═══ GIVEN DATA ═══

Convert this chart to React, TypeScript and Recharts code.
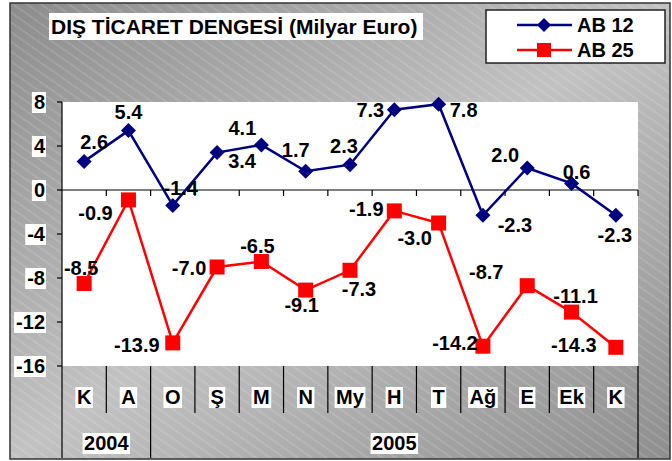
import React from "react";
import { LineChart, Line, XAxis, YAxis, CartesianGrid, ReferenceLine, LabelList } from "recharts";

// months (Kasım 2004 .. Kasım 2005)
const months = ["K", "A", "O", "Ş", "M", "N", "My", "H", "T", "Ağ", "E", "Ek", "K"];
const yearGroups = ["2004", "2005"];
const yearCounts = [2, 11];
const ab12 = [2.6, 5.4, -1.4, 3.4, 4.1, 1.7, 2.3, 7.3, 7.8, -2.3, 2.0, 0.6, -2.3];
const ab25 = [-8.5, -0.9, -13.9, -7.0, -6.5, -9.1, -7.3, -1.9, -3.0, -14.2, -8.7, -11.1, -14.3];
const yTicks = [8, 4, 0, -4, -8, -12, -16];

// label placement (dx, dy from the point), kept apart from the values
const labelOffsets12: [number, number][] = [
  [10, -19], [0, -19], [8, -17], [25, 8], [-19, -17], [-10, -21], [-6, -19],
  [-24, 0], [25, 6], [32, 10], [-22, -13], [5, -11], [-1, 20],
];
const labelOffsets25: [number, number][] = [
  [-3, -16], [-33, 13], [-36, 2], [-28, 1], [-4, -16], [-4, 15], [9, 19],
  [-28, -2], [-24, 15], [-28, -3], [-41, -14], [4, -16], [-42, -2],
];

const rows = months.map((m, i) => ({ m, ab12: ab12[i], ab25: ab25[i] }));

const W = 672;
const H = 461;
const MARGIN = { top: 102, right: 34, bottom: 0, left: 10 };
const Y_W = 52;
const X_H = 95;
const PLOT_L = MARGIN.left + Y_W;
const PLOT_R = W - MARGIN.right;
const PLOT_B = H - X_H;
const BAND = (PLOT_R - PLOT_L) / months.length;
const FONT = "'Liberation Sans', Arial, sans-serif";
const FS = 20;
const NAVY = "#000080";
const RED = "#ff0000";

const em: Record<string, number> = {
  A: 0.722, E: 0.667, H: 0.722, K: 0.722, M: 0.833, N: 0.722, O: 0.778, "Ş": 0.667,
  T: 0.611, "ğ": 0.611, k: 0.556, y: 0.556, "-": 0.333, ".": 0.278,
};
const textW = (s: string) => s.split("").reduce((a, c) => a + (em[c] ?? 0.556), 0) * FS;

function BoxedText({ x, y, text, anchor = "middle" }: { x: number; y: number; text: string; anchor?: "middle" | "end" }) {
  const w = textW(text) + 3;
  const left = anchor === "middle" ? x - w / 2 : x - w + 1;
  return (
    <g>
      <rect x={left} y={y - 10} width={w} height={21} fill="#fff" />
      <text x={x} y={y + 7} textAnchor={anchor} fontFamily={FONT} fontSize={FS} fontWeight="bold" fill="#000">
        {text}
      </text>
    </g>
  );
}

function MonthTick(props: any) {
  const { index, payload } = props;
  const left = PLOT_L + index * BAND;
  const cx = left + BAND / 2;
  let start = 0;
  const starts = yearCounts.map((c) => {
    const s = start;
    start += c;
    return s;
  });
  const g = starts.indexOf(index);
  const isLast = index === months.length - 1;
  return (
    <g>
      <line x1={left} y1={PLOT_B} x2={left} y2={g >= 0 ? H - 3 : PLOT_B + 47} stroke="#000" strokeWidth={1.2} />
      {isLast && <line x1={left + BAND} y1={PLOT_B} x2={left + BAND} y2={H - 3} stroke="#000" strokeWidth={1.2} />}
      <BoxedText x={cx} y={PLOT_B + 31} text={payload.value} />
      {g >= 0 && <BoxedText x={left + (yearCounts[g] * BAND) / 2} y={PLOT_B + 77} text={yearGroups[g]} />}
    </g>
  );
}

function ValueTick(props: any) {
  const { y, payload } = props;
  return <BoxedText x={PLOT_L - 17} y={y} text={String(payload.value)} anchor="end" />;
}

function ZeroAxis(props: any) {
  const { y1 } = props;
  if (y1 == null) return null;
  return (
    <g>
      <line x1={PLOT_L} y1={y1} x2={PLOT_R} y2={y1} stroke="#000" strokeWidth={1.2} />
      {months.map((_, i) => (
        <line key={i} x1={PLOT_L + (i + 1) * BAND} y1={y1} x2={PLOT_L + (i + 1) * BAND} y2={y1 + 6} stroke="#000" strokeWidth={1.2} />
      ))}
    </g>
  );
}

const Diamond = (p: any) => {
  const { cx, cy, index } = p;
  const r = 7.5;
  return <path key={index} d={`M${cx},${cy - r}L${cx + r},${cy}L${cx},${cy + r}L${cx - r},${cy}Z`} fill={NAVY} />;
};
const Square = (p: any) => {
  const { cx, cy, index } = p;
  return <rect key={index} x={cx - 7.5} y={cy - 7.5} width={15} height={15} fill={RED} />;
};

const makeLabel = (offsets: [number, number][]) => (p: any) => {
  const { x, y, value, index } = p;
  const [dx, dy] = offsets[index] ?? [0, -16];
  return (
    <text key={index} x={x + dx} y={y + dy + 7} textAnchor="middle" fontFamily={FONT} fontSize={FS} fontWeight="bold" fill="#000">
      {Number(value).toFixed(1)}
    </text>
  );
};

function Background() {
  return (
    <svg width={W} height={H} style={{ position: "absolute", left: 0, top: 0 }}>
      <defs>
        <linearGradient id="bg" x1="0" y1="0" x2="1" y2="1">
          <stop offset="0" stopColor="#8c8c8c" />
          <stop offset="0.5" stopColor="#c2c2c2" />
          <stop offset="1" stopColor="#8e8e8e" />
        </linearGradient>
        <pattern id="hatch" width="8" height="8" patternUnits="userSpaceOnUse" patternTransform="rotate(35)">
          <line x1="0" y1="4" x2="8" y2="4" stroke="#fff" strokeOpacity={0.45} strokeWidth={0.8} strokeDasharray="1.5 1" />
        </pattern>
      </defs>
      <rect x={0} y={0} width={W} height={H} fill="#fff" />
      <rect x={10} y={3} width={660} height={456} fill="url(#bg)" />
      <rect x={10} y={3} width={660} height={456} fill="url(#hatch)" stroke="#333" strokeWidth={1.5} />
      <rect x={49} y={13} width={374} height={27} fill="#fff" />
      <text x={51} y={34} fontFamily={FONT} fontSize={21} fontWeight="bold" fill="#000">
        DIŞ TİCARET DENGESİ (Milyar Euro)
      </text>
      <rect x={486} y={10} width={179} height={53} fill="#fff" stroke="#222" strokeWidth={1.5} />
      <line x1={517} y1={25} x2={572} y2={25} stroke={NAVY} strokeWidth={2.5} />
      <path d="M544,18L551,25L544,32L537,25Z" fill={NAVY} />
      <text x={577} y={32} fontFamily={FONT} fontSize={FS} fontWeight="bold" fill="#000">AB 12</text>
      <line x1={517} y1={50} x2={572} y2={50} stroke={RED} strokeWidth={2.5} />
      <rect x={537} y={43} width={14} height={14} fill={RED} />
      <text x={577} y={57} fontFamily={FONT} fontSize={FS} fontWeight="bold" fill="#000">AB 25</text>
    </svg>
  );
}

export default function App() {
  return (
    <div style={{ position: "absolute", left: 0, top: 0, width: W, height: H }}>
      <Background />
      <div style={{ position: "absolute", left: 0, top: 0 }}>
        <LineChart width={W} height={H} data={rows} margin={MARGIN}>
          <CartesianGrid horizontal={false} vertical={false} fill="#fff" fillOpacity={1} />
          <XAxis
            dataKey="m"
            height={X_H}
            padding={{ left: BAND / 2, right: BAND / 2 }}
            axisLine={false}
            tickLine={false}
            interval={0}
            tick={<MonthTick />}
          />
          <YAxis
            width={Y_W}
            domain={[-16, 8]}
            ticks={yTicks}
            interval={0}
            axisLine={{ stroke: "#000", strokeWidth: 1.2 }}
            tickLine={{ stroke: "#000", strokeWidth: 1.2 }}
            tickSize={5}
            tickMargin={12}
            tick={<ValueTick />}
          />
          <ReferenceLine y={0} shape={<ZeroAxis />} />
          <Line dataKey="ab12" stroke={NAVY} strokeWidth={2.5} dot={Diamond} isAnimationActive={false}>
            <LabelList dataKey="ab12" content={makeLabel(labelOffsets12)} />
          </Line>
          <Line dataKey="ab25" stroke={RED} strokeWidth={2.5} dot={Square} isAnimationActive={false}>
            <LabelList dataKey="ab25" content={makeLabel(labelOffsets25)} />
          </Line>
        </LineChart>
      </div>
    </div>
  );
}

═══

EXERCISE BRIEF »
Go from the first line of the data above to the line containing "const yTicks = [8, 4, 0, -4, -8, -12, -16];" and retype exactly those lines, both included, but none of the pictures.

ANSWER TO THE PROBLEM »
Convert this chart to React, TypeScript and Recharts code.
import React from "react";
import { LineChart, Line, XAxis, YAxis, CartesianGrid, ReferenceLine, LabelList } from "recharts";

// months (Kasım 2004 .. Kasım 2005)
const months = ["K", "A", "O", "Ş", "M", "N", "My", "H", "T", "Ağ", "E", "Ek", "K"];
const yearGroups = ["2004", "2005"];
const yearCounts = [2, 11];
const ab12 = [2.6, 5.4, -1.4, 3.4, 4.1, 1.7, 2.3, 7.3, 7.8, -2.3, 2.0, 0.6, -2.3];
const ab25 = [-8.5, -0.9, -13.9, -7.0, -6.5, -9.1, -7.3, -1.9, -3.0, -14.2, -8.7, -11.1, -14.3];
const yTicks = [8, 4, 0, -4, -8, -12, -16];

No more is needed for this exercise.